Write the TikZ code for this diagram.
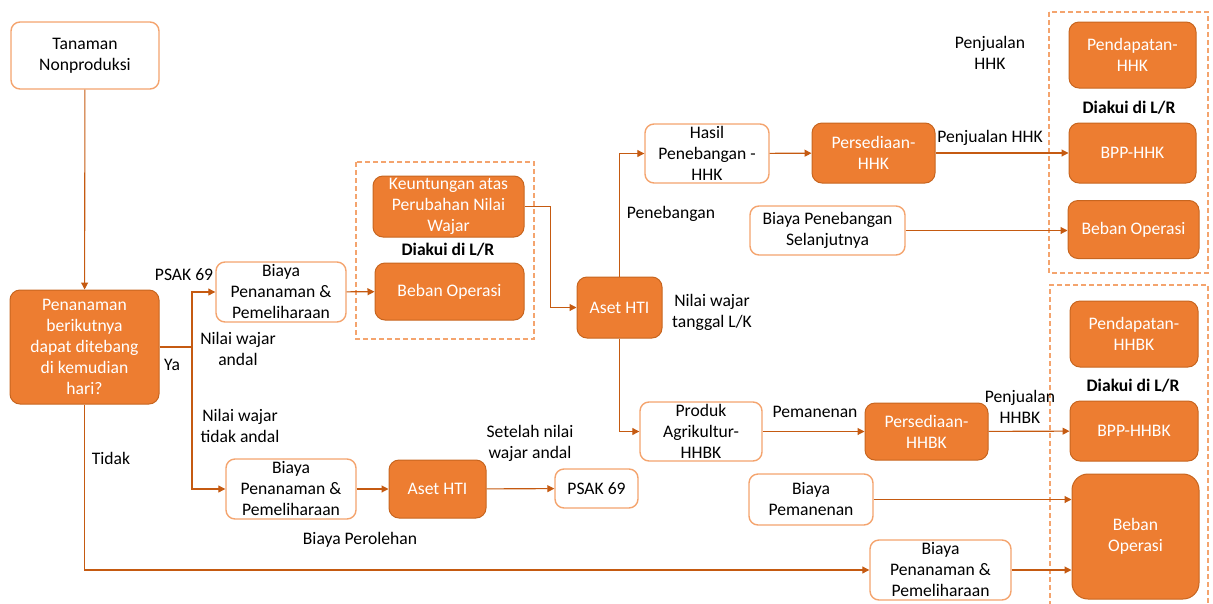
\documentclass[tikz,border=0pt]{standalone}
\usepackage{fontspec}
\setmainfont{Carlito}
\usetikzlibrary{arrows.meta}
\definecolor{orfill}{HTML}{ED7D31}
\definecolor{ordark}{HTML}{C7651F}
\definecolor{orlight}{HTML}{F4A46E}
\definecolor{orline}{HTML}{C55A11}
\begin{document}
\begin{tikzpicture}[x=1pt,y=-1pt,
  every node/.style={font=\fontsize{17.6}{21}\selectfont, inner sep=0pt, align=center},
  wbox/.style={draw=orlight, fill=white, rounded corners=9pt, line width=1.4pt, text=black},
  obox/.style={draw=ordark, fill=orfill, rounded corners=10pt, line width=1pt, text=white},
  conn/.style={draw=orline, line width=1.1pt, -{Triangle[length=7pt,width=7pt]}},
  lbl/.style={text=black},
  bold/.style={text=black, font=\fontsize{17.6}{21}\selectfont\bfseries},
  dbox/.style={draw=orlight, line width=1.4pt, dash pattern=on 5pt off 3pt}]
\useasboundingbox (0,0) rectangle (1213,603);
% dashed groups
\draw[dbox] (356,162) rectangle (534,339);
\draw[dbox] (1049,12) rectangle (1208,273);
\draw[dbox] (1050,606) -- (1050,285) -- (1208,285) -- (1208,606);
% nodes
\node[wbox, minimum width=148, minimum height=67] (tan) at (85,55.5) {Tanaman\\Nonproduksi};
\node[obox, minimum width=149, minimum height=114] (pen) at (84.5,347) {Penanaman\\berikutnya\\dapat ditebang\\di kemudian\\hari?};
\node[wbox, minimum width=130, minimum height=60] (b1) at (281,292) {Biaya\\Penanaman \&\\Pemeliharaan};
\node[obox, minimum width=151, minimum height=61] (keu) at (448.5,206.5) {Keuntungan atas\\Perubahan Nilai\\Wajar};
\node[bold] (d1) at (448,250) {Diakui di L/R};
\node[obox, minimum width=149, minimum height=57] (bo0) at (449.5,291.5) {Beban Operasi};
\node[obox, minimum width=85, minimum height=61] (aset) at (619.5,307.5) {Aset HTI};
\node[wbox, minimum width=124, minimum height=59] (hasil) at (707,153.5) {Hasil\\Penebangan -\\HHK};
\node[obox, minimum width=123, minimum height=60] (phhk) at (873.5,153) {Persediaan-\\HHK};
\node[obox, minimum width=127, minimum height=66] (pdhhk) at (1132.5,55) {Pendapatan-\\HHK};
\node[bold] (d2) at (1129,108) {Diakui di L/R};
\node[obox, minimum width=127, minimum height=60] (bpphhk) at (1132.5,153) {BPP-HHK};
\node[obox, minimum width=131, minimum height=58] (bo1) at (1133.5,229.5) {Beban Operasi};
\node[wbox, minimum width=155, minimum height=49] (bps) at (827.5,230.5) {Biaya Penebangan\\Selanjutnya};
\node[obox, minimum width=128, minimum height=66] (pdhhbk) at (1134,334) {Pendapatan-\\HHBK};
\node[bold] (d3) at (1133,386) {Diakui di L/R};
\node[obox, minimum width=128, minimum height=60] (bpphhbk) at (1134,431) {BPP-HHBK};
\node[obox, minimum width=127, minimum height=125, rounded corners=16pt] (bo2) at (1135.5,536.5) {Beban\\Operasi};
\node[wbox, minimum width=122, minimum height=59] (prod) at (701,431.5) {Produk\\Agrikultur-\\HHBK};
\node[obox, minimum width=123, minimum height=57] (phhbk) at (926.5,431.5) {Persediaan-\\HHBK};
\node[wbox, minimum width=124, minimum height=51] (bpm) at (811,499.5) {Biaya\\Pemanenan};
\node[wbox, minimum width=141, minimum height=60] (bpr) at (940.5,570) {Biaya\\Penanaman \&\\Pemeliharaan};
\node[wbox, minimum width=83, minimum height=39] (psak) at (596.5,488.5) {PSAK 69};
\node[obox, minimum width=97, minimum height=58] (aset2) at (437.5,489) {Aset HTI};
\node[wbox, minimum width=130, minimum height=60] (b2) at (291,489) {Biaya\\Penanaman \&\\Pemeliharaan};
% labels
\node[lbl] (l1) at (184,275) {PSAK 69};
\node[lbl] (l2) at (172,365) {Ya};
\node[lbl] (l3) at (238,349) {Nilai wajar\\andal};
\node[lbl] (l4) at (240,425.5) {Nilai wajar\\tidak andal};
\node[lbl] (l5) at (111,458) {Tidak};
\node[lbl] (l6) at (360,540) {Biaya Perolehan};
\node[lbl] (l7) at (530,443.5) {Setelah nilai\\wajar andal};
\node[lbl] (l8) at (671,214) {Penebangan};
\node[lbl] (l9) at (712,312.5) {Nilai wajar\\tanggal L/K};
\node[lbl] (l10) at (990,138) {Penjualan HHK};
\node[lbl] (l11) at (990,52.5) {Penjualan\\HHK};
\node[lbl] (l12) at (815,412) {Pemanenan};
\node[lbl] (l13) at (1020,406.5) {Penjualan\\HHBK};
% connectors
\coordinate (sp) at (192,347);
\draw[conn] (tan) -- (pen);
\draw[draw=orline, line width=1.1pt] (pen.east) -- (sp);
\draw[conn] (sp) |- (b1.west);
\draw[conn] (sp) |- (b2.west);
\draw[conn] (pen.south) |- (bpr.west);
\draw[conn] (b1) -- (bo0);
\draw[conn] (keu.east) -- ++(26,0) |- (aset.west);
\draw[conn] (aset.north) |- (hasil.west);
\draw[conn] (aset.south) |- (prod.west);
\draw[conn] (hasil) -- (phhk);
\draw[conn] (phhk) -- (bpphhk);
\draw[conn] (bps.east) -- (bo1.west |- bps.east);
\draw[conn] (prod) -- (phhbk);
\draw[conn] (phhbk) -- (bpphhbk);
\draw[conn] (bpm.east) -- (bo2.west |- bpm.east);
\draw[conn] (bpr.east) -- (bo2.west |- bpr.east);
\draw[conn] (b2) -- (aset2);
\draw[conn] (aset2) -- (psak);
\end{tikzpicture}
\end{document}
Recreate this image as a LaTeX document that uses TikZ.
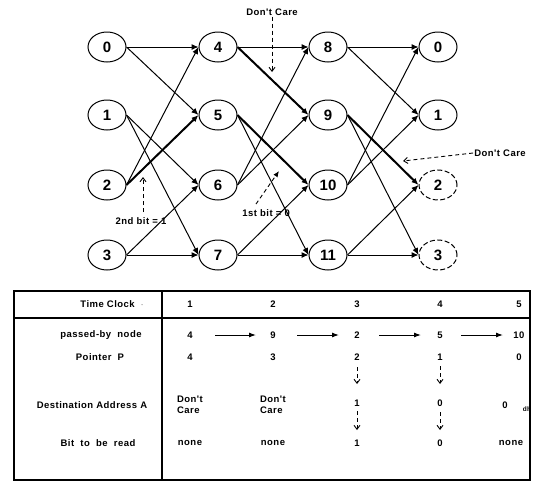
\documentclass[tikz,border=0pt]{standalone}
\usepackage{fontspec}
\setmainfont{Liberation Sans}
\newfontfamily\lblfont[LetterSpace=5]{Liberation Sans}
\usetikzlibrary{shapes.geometric,arrows.meta}
\tikzset{
  nd/.style={draw, ellipse, line width=1pt, minimum width=38pt, minimum height=30pt,
    inner sep=0pt, font=\fontsize{15}{15}\selectfont\bfseries},
  dcnd/.style={nd, dashed, dash pattern=on 5pt off 2.5pt},
  edge/.style={line width=1pt, -{Latex[length=7pt,width=6pt]}},
  pathedge/.style={edge, line width=2pt},
  lbl/.style={font=\lblfont\fontsize{9.5}{11.5}\selectfont\bfseries, inner sep=1pt},
  note/.style={dashed, dash pattern=on 4pt off 3pt, line width=0.9pt, -{Straight Barb[length=4pt,width=6pt]}},
  tabarrow/.style={line width=1pt, -{Latex[length=7pt,width=5pt]}},
  tabline/.style={line width=1.1pt},
}
\begin{document}
\begin{tikzpicture}[x=1pt, y=-1pt]
\useasboundingbox (0,0) rectangle (537,482);

% ---- switching stages ----
\foreach \n/\r in {0/47, 1/115, 2/185, 3/255} {
  \node[nd] (i\n) at (107,\r) {\n};
}
\foreach \n/\r in {4/47, 5/115, 6/185, 7/255} {
  \node[nd] (a\n) at (218,\r) {\n};
}
\foreach \n/\r in {8/47, 9/115, 10/185, 11/255} {
  \node[nd] (b\n) at (328,\r) {\n};
}
\node[nd] (o0) at (438,47) {0};
\node[nd] (o1) at (438,115) {1};
\node[dcnd] (o2) at (438,185) {2};
\node[dcnd] (o3) at (438,255) {3};

% stage 1
\draw[edge] (i0.east) -- (a4.west);
\draw[edge] (i0.east) -- (a5.west);
\draw[edge] (i1.east) -- (a6.west);
\draw[edge] (i1.east) -- (a7.west);
\draw[edge] (i2.east) -- (a4.west);
\draw[pathedge] (i2.east) -- (a5.west);
\draw[edge] (i3.east) -- (a6.west);
\draw[edge] (i3.east) -- (a7.west);
% stage 2
\draw[edge] (a4.east) -- (b8.west);
\draw[pathedge] (a4.east) -- (b9.west);
\draw[pathedge] (a5.east) -- (b10.west);
\draw[edge] (a5.east) -- (b11.west);
\draw[edge] (a6.east) -- (b8.west);
\draw[edge] (a6.east) -- (b9.west);
\draw[edge] (a7.east) -- (b10.west);
\draw[edge] (a7.east) -- (b11.west);
% stage 3
\draw[edge] (b8.east) -- (o0.west);
\draw[edge] (b8.east) -- (o1.west);
\draw[pathedge] (b9.east) -- (o2.west);
\draw[edge] (b9.east) -- (o3.west);
\draw[edge] (b10.east) -- (o0.west);
\draw[edge] (b10.east) -- (o1.west);
\draw[edge] (b11.east) -- (o2.west);
\draw[edge] (b11.east) -- (o3.west);

% ---- annotations ----
\node[lbl] (dc1) at (272,12) {Don't Care};
\coordinate (dc1end) at (272,72);
\draw[note] (dc1.south) -- (dc1end);

\node[lbl] (dc2) at (500,153) {Don't Care};
\coordinate (dc2end) at (403,161);
\draw[note] (dc2.west) -- (dc2end);

\node[lbl] (bit2) at (141,221) {2nd bit = 1};
\coordinate (bit2start) at (143,212);
\coordinate (bit2end) at (143,177);
\draw[note] (bit2start) -- (bit2end);

\node[lbl, anchor=east] (bit1) at (291,213) {1st bit = 0};
\coordinate (bit1start) at (256,204);
\coordinate (bit1end) at (279,171);
\draw[dashed, dash pattern=on 4pt off 3pt, line width=0.9pt, -{Latex[length=6pt,width=5pt]}] (bit1start) -- (bit1end);

% ---- table ----
\draw[tabline] (14,291) rectangle (530,480);
\draw[tabline] (162,291) -- (162,480);
\draw[tabline] (14,318) -- (530,318);

\node[lbl] (hT) at (112,304) {Time Clock ~$\cdot$};
\node[lbl] (hP) at (101,335) {passed-by~ node};
\node[lbl] (hQ) at (100,357) {Pointer~ P};
\node[lbl] (hD) at (92,405) {Destination Address A};
\node[lbl] (hB) at (98,443) {Bit~ to~ be~ read};

\foreach \k/\x in {1/190, 2/273, 3/357, 4/440, 5/519} {
  \node[lbl] (t\k) at (\x,304) {\k};
}

\node[lbl] (p1) at (190,335) {4};
\node[lbl] (p2) at (273,335) {9};
\node[lbl] (p3) at (357,335) {2};
\node[lbl] (p4) at (440,335) {5};
\node[lbl] (p5) at (519,335) {10};
\foreach \s/\e in {215/256, 297/339, 379/421, 461/503} {
  \draw[tabarrow] (\s,335) -- (\e,335);
}

\node[lbl] (q1) at (190,357) {4};
\node[lbl] (q2) at (273,357) {3};
\node[lbl] (q3) at (357,357) {2};
\node[lbl] (q4) at (440,357) {1};
\node[lbl] (q5) at (519,357) {0};

\node[lbl, align=left] (d1) at (190,405) {Don't\\Care};
\node[lbl, align=left] (d2) at (273,405) {Don't\\Care};
\node[lbl] (d3) at (357,403) {1};
\node[lbl] (d4) at (440,403) {0};
\node[lbl] (d5) at (505,405) {0};
\node[lbl, font=\lblfont\fontsize{6.5}{7}\selectfont\bfseries] (d5x) at (527,409) {dh};

\coordinate (a3top) at (357,367);
\coordinate (a3bot) at (357,384);
\coordinate (a4top) at (440,366);
\coordinate (a4bot) at (440,384);
\coordinate (b3top) at (357,411);
\coordinate (b3bot) at (357,430);
\coordinate (b4top) at (440,412);
\coordinate (b4bot) at (440,430);
\draw[note] (a3top) -- (a3bot);
\draw[note] (a4top) -- (a4bot);
\draw[note] (b3top) -- (b3bot);
\draw[note] (b4top) -- (b4bot);

\node[lbl] (r1) at (190,443) {none};
\node[lbl] (r2) at (273,443) {none};
\node[lbl] (r3) at (357,443) {1};
\node[lbl] (r4) at (440,443) {0};
\node[lbl] (r5) at (511,443) {none};
\end{tikzpicture}
\end{document}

DIRECTIONS -> Take every line from the data that contains the word "this".

RESULT ->
Write the TikZ code for this diagram.
Recreate this image as a LaTeX document that uses TikZ.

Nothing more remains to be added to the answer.